*What you need to do*: Return the whole listing, line for line, without the pictures in it.

= = = =

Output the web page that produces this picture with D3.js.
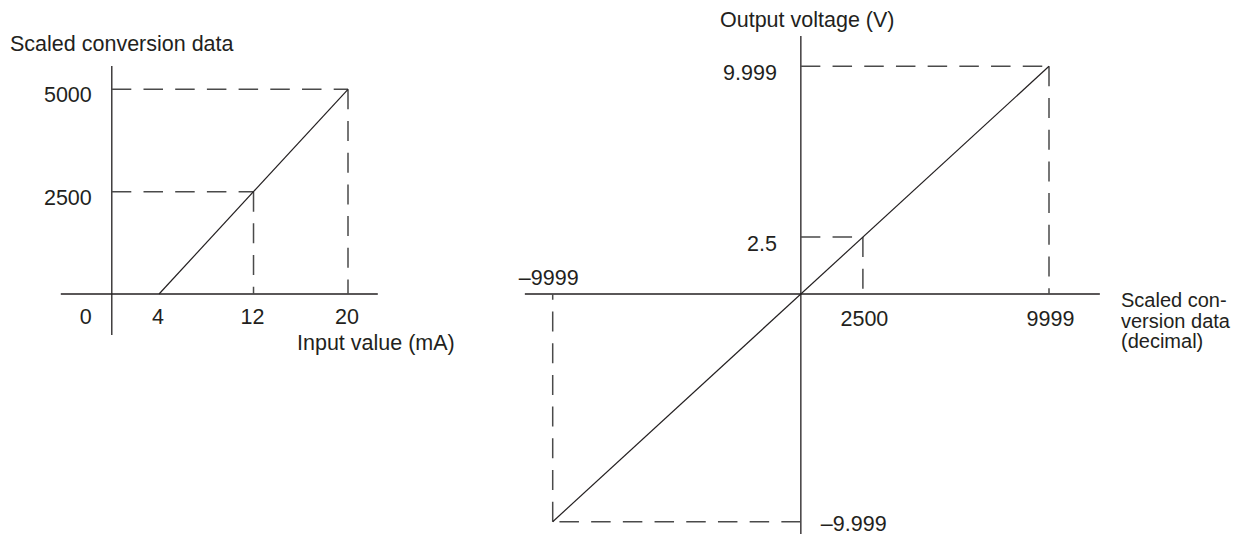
<!DOCTYPE html>
<html>
<head>
<meta charset="utf-8">
<script src="https://cdn.jsdelivr.net/npm/d3@7"></script>
<style>
  html, body { margin: 0; padding: 0; background: #fff; }
  svg { display: block; }
  text { font-family: "Liberation Sans", Arial, Helvetica, sans-serif; fill: #231f20; }
</style>
</head>
<body>
<svg id="chart" width="1250" height="535"></svg>
<script>
// ---- Left chart data ----
const leftXTicks = [0, 4, 12, 20];
const leftXTickLabels = ["0", "4", "12", "20"];
const leftYTicks = [2500, 5000];
const leftYTickLabels = ["2500", "5000"];
const leftInput = [4, 20];          // mA
const leftOutput = [0, 5000];       // scaled data
const leftGuideX = [12, 20];
const leftGuideY = [2500, 5000];
const leftTitleY = "Scaled conversion data";
const leftTitleX = "Input value (mA)";

// ---- Right chart data ----
const rightInput = [-9999, 9999];        // scaled data
const rightOutput = [-9.999, 9.999];     // V
const rightGuideX = [9999, 2500, -9999];
const rightGuideY = [9.999, 2.5, -9.999];
const rightXTickLabels = ["\u20139999", "2500", "9999"];
const rightXTickValues = [-9999, 2500, 9999];
const rightYTickLabels = ["9.999", "2.5", "\u20139.999"];
const rightYTickValues = [9.999, 2.5, -9.999];
const rightTitleY = "Output voltage (V)";
const rightTitleX = ["Scaled con-", "version data", "(decimal)"];

const svg = d3.select("#chart");
const FS = 21.5;
const INK = "#231f20";
const DASH = "#4a4a4a";

// ===== Left chart =====
const xL = d3.scaleLinear().domain([0, 20]).range([111.8, 348]);
const yL = d3.scaleLinear().domain([0, 5000]).range([294, 89.3]);
const gL = svg.append("g");

// axes lines
gL.append("line").attr("x1", xL(0)).attr("x2", xL(0))
  .attr("y1", yL(0) - 228).attr("y2", yL(0) + 41)
  .attr("stroke", INK).attr("stroke-width", 1.3);
gL.append("line").attr("x1", xL(0) - 51).attr("x2", xL(0) + 266)
  .attr("y1", yL(0)).attr("y2", yL(0))
  .attr("stroke", INK).attr("stroke-width", 1.3);

// dashed guides
const lineL = d3.line().x(d => xL(d[0])).y(d => yL(d[1]));
leftGuideX.forEach((gx, i) => {
  const gy = leftGuideY[i];
  gL.append("path").attr("d", lineL([[0, gy], [gx, gy]]))
    .attr("fill", "none").attr("stroke", DASH).attr("stroke-width", 1.5)
    .attr("stroke-dasharray", "19.5,12.2");
  gL.append("path").attr("d", lineL([[gx, gy], [gx, 0]]))
    .attr("fill", "none").attr("stroke", DASH).attr("stroke-width", 1.5)
    .attr("stroke-dasharray", "20,11.7");
});

// conversion line
gL.append("path").attr("d", lineL(leftInput.map((v, i) => [v, leftOutput[i]])))
  .attr("fill", "none").attr("stroke", INK).attr("stroke-width", 1.2);

// tick labels
leftXTicks.forEach((t, i) => {
  const x = t === 0 ? xL(0) - 26 : xL(t) - 1;
  gL.append("text").attr("x", x).attr("y", yL(0) + 29.5)
    .attr("text-anchor", "middle").attr("font-size", FS).text(leftXTickLabels[i]);
});
leftYTicks.forEach((t, i) => {
  gL.append("text").attr("x", xL(0) - 20).attr("y", yL(t) + 13)
    .attr("text-anchor", "end").attr("font-size", FS).text(leftYTickLabels[i]);
});
gL.append("text").attr("x", 10).attr("y", 50.7).attr("font-size", FS).text(leftTitleY);
gL.append("text").attr("x", 297).attr("y", 350).attr("font-size", FS).text(leftTitleX);

// ===== Right chart =====
const xR = d3.scaleLinear().domain([-9999, 9999]).range([552.7, 1049]);
const yR = d3.scaleLinear().domain([-9.999, 9.999]).range([521.7, 66.3]);
const gR = svg.append("g");

gR.append("line").attr("x1", xR(0)).attr("x2", xR(0))
  .attr("y1", yR(0) - 258).attr("y2", yR(0) + 240)
  .attr("stroke", INK).attr("stroke-width", 1.3);
gR.append("line").attr("x1", xR(0) - 276).attr("x2", xR(0) + 299)
  .attr("y1", yR(0)).attr("y2", yR(0))
  .attr("stroke", INK).attr("stroke-width", 1.3);

const lineR = d3.line().x(d => xR(d[0])).y(d => yR(d[1]));
rightGuideX.forEach((gx, i) => {
  const gy = rightGuideY[i];
  gR.append("path").attr("d", lineR([[0, gy], [gx, gy]]))
    .attr("fill", "none").attr("stroke", DASH).attr("stroke-width", 1.5)
    .attr("stroke-dasharray", "19.5,12.2");
  gR.append("path").attr("d", lineR([[gx, gy], [gx, 0]]))
    .attr("fill", "none").attr("stroke", DASH).attr("stroke-width", 1.5)
    .attr("stroke-dasharray", "20,11.7");
});

gR.append("path").attr("d", lineR(rightInput.map((v, i) => [v, rightOutput[i]])))
  .attr("fill", "none").attr("stroke", INK).attr("stroke-width", 1.2);

// x tick labels
rightXTickValues.forEach((t, i) => {
  const neg = t < 0;
  gR.append("text")
    .attr("x", xR(t) + (neg ? -4 : 1.5))
    .attr("y", neg ? yR(0) - 9 : yR(0) + 32)
    .attr("text-anchor", "middle").attr("font-size", FS).text(rightXTickLabels[i]);
});
// y tick labels
rightYTickValues.forEach((t, i) => {
  const neg = t < 0;
  gR.append("text")
    .attr("x", neg ? xR(0) + 20 : xR(0) - 24)
    .attr("y", neg ? yR(t) + 9.5 : yR(t) + 13.5)
    .attr("text-anchor", neg ? "start" : "end").attr("font-size", FS).text(rightYTickLabels[i]);
});
gR.append("text").attr("x", 720).attr("y", 26.7).attr("font-size", FS).text(rightTitleY);
const tX = gR.append("text").attr("x", 1121).attr("y", 307).attr("font-size", 20);
rightTitleX.forEach((s, i) => {
  tX.append("tspan").attr("x", 1121).attr("dy", i === 0 ? 0 : 20.5).text(s);
});
</script>
</body>
</html>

= = = =

*Output*:
Output the web page that produces this picture with D3.js.
<!DOCTYPE html>
<html>
<head>
<meta charset="utf-8">
<script src="https://cdn.jsdelivr.net/npm/d3@7"></script>
<style>
  html, body { margin: 0; padding: 0; background: #fff; }
  svg { display: block; }
  text { font-family: "Liberation Sans", Arial, Helvetica, sans-serif; fill: #231f20; }
</style>
</head>
<body>
<svg id="chart" width="1250" height="535"></svg>
<script>
// ---- Left chart data ----
const leftXTicks = [0, 4, 12, 20];
const leftXTickLabels = ["0", "4", "12", "20"];
const leftYTicks = [2500, 5000];
const leftYTickLabels = ["2500", "5000"];
const leftInput = [4, 20];          // mA
const leftOutput = [0, 5000];       // scaled data
const leftGuideX = [12, 20];
const leftGuideY = [2500, 5000];
const leftTitleY = "Scaled conversion data";
const leftTitleX = "Input value (mA)";

// ---- Right chart data ----
const rightInput = [-9999, 9999];        // scaled data
const rightOutput = [-9.999, 9.999];     // V
const rightGuideX = [9999, 2500, -9999];
const rightGuideY = [9.999, 2.5, -9.999];
const rightXTickLabels = ["\u20139999", "2500", "9999"];
const rightXTickValues = [-9999, 2500, 9999];
const rightYTickLabels = ["9.999", "2.5", "\u20139.999"];
const rightYTickValues = [9.999, 2.5, -9.999];
const rightTitleY = "Output voltage (V)";
const rightTitleX = ["Scaled con-", "version data", "(decimal)"];

const svg = d3.select("#chart");
const FS = 21.5;
const INK = "#231f20";
const DASH = "#4a4a4a";

// ===== Left chart =====
const xL = d3.scaleLinear().domain([0, 20]).range([111.8, 348]);
const yL = d3.scaleLinear().domain([0, 5000]).range([294, 89.3]);
const gL = svg.append("g");

// axes lines
gL.append("line").attr("x1", xL(0)).attr("x2", xL(0))
  .attr("y1", yL(0) - 228).attr("y2", yL(0) + 41)
  .attr("stroke", INK).attr("stroke-width", 1.3);
gL.append("line").attr("x1", xL(0) - 51).attr("x2", xL(0) + 266)
  .attr("y1", yL(0)).attr("y2", yL(0))
  .attr("stroke", INK).attr("stroke-width", 1.3);

// dashed guides
const lineL = d3.line().x(d => xL(d[0])).y(d => yL(d[1]));
leftGuideX.forEach((gx, i) => {
  const gy = leftGuideY[i];
  gL.append("path").attr("d", lineL([[0, gy], [gx, gy]]))
    .attr("fill", "none").attr("stroke", DASH).attr("stroke-width", 1.5)
    .attr("stroke-dasharray", "19.5,12.2");
  gL.append("path").attr("d", lineL([[gx, gy], [gx, 0]]))
    .attr("fill", "none").attr("stroke", DASH).attr("stroke-width", 1.5)
    .attr("stroke-dasharray", "20,11.7");
});

// conversion line
gL.append("path").attr("d", lineL(leftInput.map((v, i) => [v, leftOutput[i]])))
  .attr("fill", "none").attr("stroke", INK).attr("stroke-width", 1.2);

// tick labels
leftXTicks.forEach((t, i) => {
  const x = t === 0 ? xL(0) - 26 : xL(t) - 1;
  gL.append("text").attr("x", x).attr("y", yL(0) + 29.5)
    .attr("text-anchor", "middle").attr("font-size", FS).text(leftXTickLabels[i]);
});
leftYTicks.forEach((t, i) => {
  gL.append("text").attr("x", xL(0) - 20).attr("y", yL(t) + 13)
    .attr("text-anchor", "end").attr("font-size", FS).text(leftYTickLabels[i]);
});
gL.append("text").attr("x", 10).attr("y", 50.7).attr("font-size", FS).text(leftTitleY);
gL.append("text").attr("x", 297).attr("y", 350).attr("font-size", FS).text(leftTitleX);

// ===== Right chart =====
const xR = d3.scaleLinear().domain([-9999, 9999]).range([552.7, 1049]);
const yR = d3.scaleLinear().domain([-9.999, 9.999]).range([521.7, 66.3]);
const gR = svg.append("g");

gR.append("line").attr("x1", xR(0)).attr("x2", xR(0))
  .attr("y1", yR(0) - 258).attr("y2", yR(0) + 240)
  .attr("stroke", INK).attr("stroke-width", 1.3);
gR.append("line").attr("x1", xR(0) - 276).attr("x2", xR(0) + 299)
  .attr("y1", yR(0)).attr("y2", yR(0))
  .attr("stroke", INK).attr("stroke-width", 1.3);

const lineR = d3.line().x(d => xR(d[0])).y(d => yR(d[1]));
rightGuideX.forEach((gx, i) => {
  const gy = rightGuideY[i];
  gR.append("path").attr("d", lineR([[0, gy], [gx, gy]]))
    .attr("fill", "none").attr("stroke", DASH).attr("stroke-width", 1.5)
    .attr("stroke-dasharray", "19.5,12.2");
  gR.append("path").attr("d", lineR([[gx, gy], [gx, 0]]))
    .attr("fill", "none").attr("stroke", DASH).attr("stroke-width", 1.5)
    .attr("stroke-dasharray", "20,11.7");
});

gR.append("path").attr("d", lineR(rightInput.map((v, i) => [v, rightOutput[i]])))
  .attr("fill", "none").attr("stroke", INK).attr("stroke-width", 1.2);

// x tick labels
rightXTickValues.forEach((t, i) => {
  const neg = t < 0;
  gR.append("text")
    .attr("x", xR(t) + (neg ? -4 : 1.5))
    .attr("y", neg ? yR(0) - 9 : yR(0) + 32)
    .attr("text-anchor", "middle").attr("font-size", FS).text(rightXTickLabels[i]);
});
// y tick labels
rightYTickValues.forEach((t, i) => {
  const neg = t < 0;
  gR.append("text")
    .attr("x", neg ? xR(0) + 20 : xR(0) - 24)
    .attr("y", neg ? yR(t) + 9.5 : yR(t) + 13.5)
    .attr("text-anchor", neg ? "start" : "end").attr("font-size", FS).text(rightYTickLabels[i]);
});
gR.append("text").attr("x", 720).attr("y", 26.7).attr("font-size", FS).text(rightTitleY);
const tX = gR.append("text").attr("x", 1121).attr("y", 307).attr("font-size", 20);
rightTitleX.forEach((s, i) => {
  tX.append("tspan").attr("x", 1121).attr("dy", i === 0 ? 0 : 20.5).text(s);
});
</script>
</body>
</html>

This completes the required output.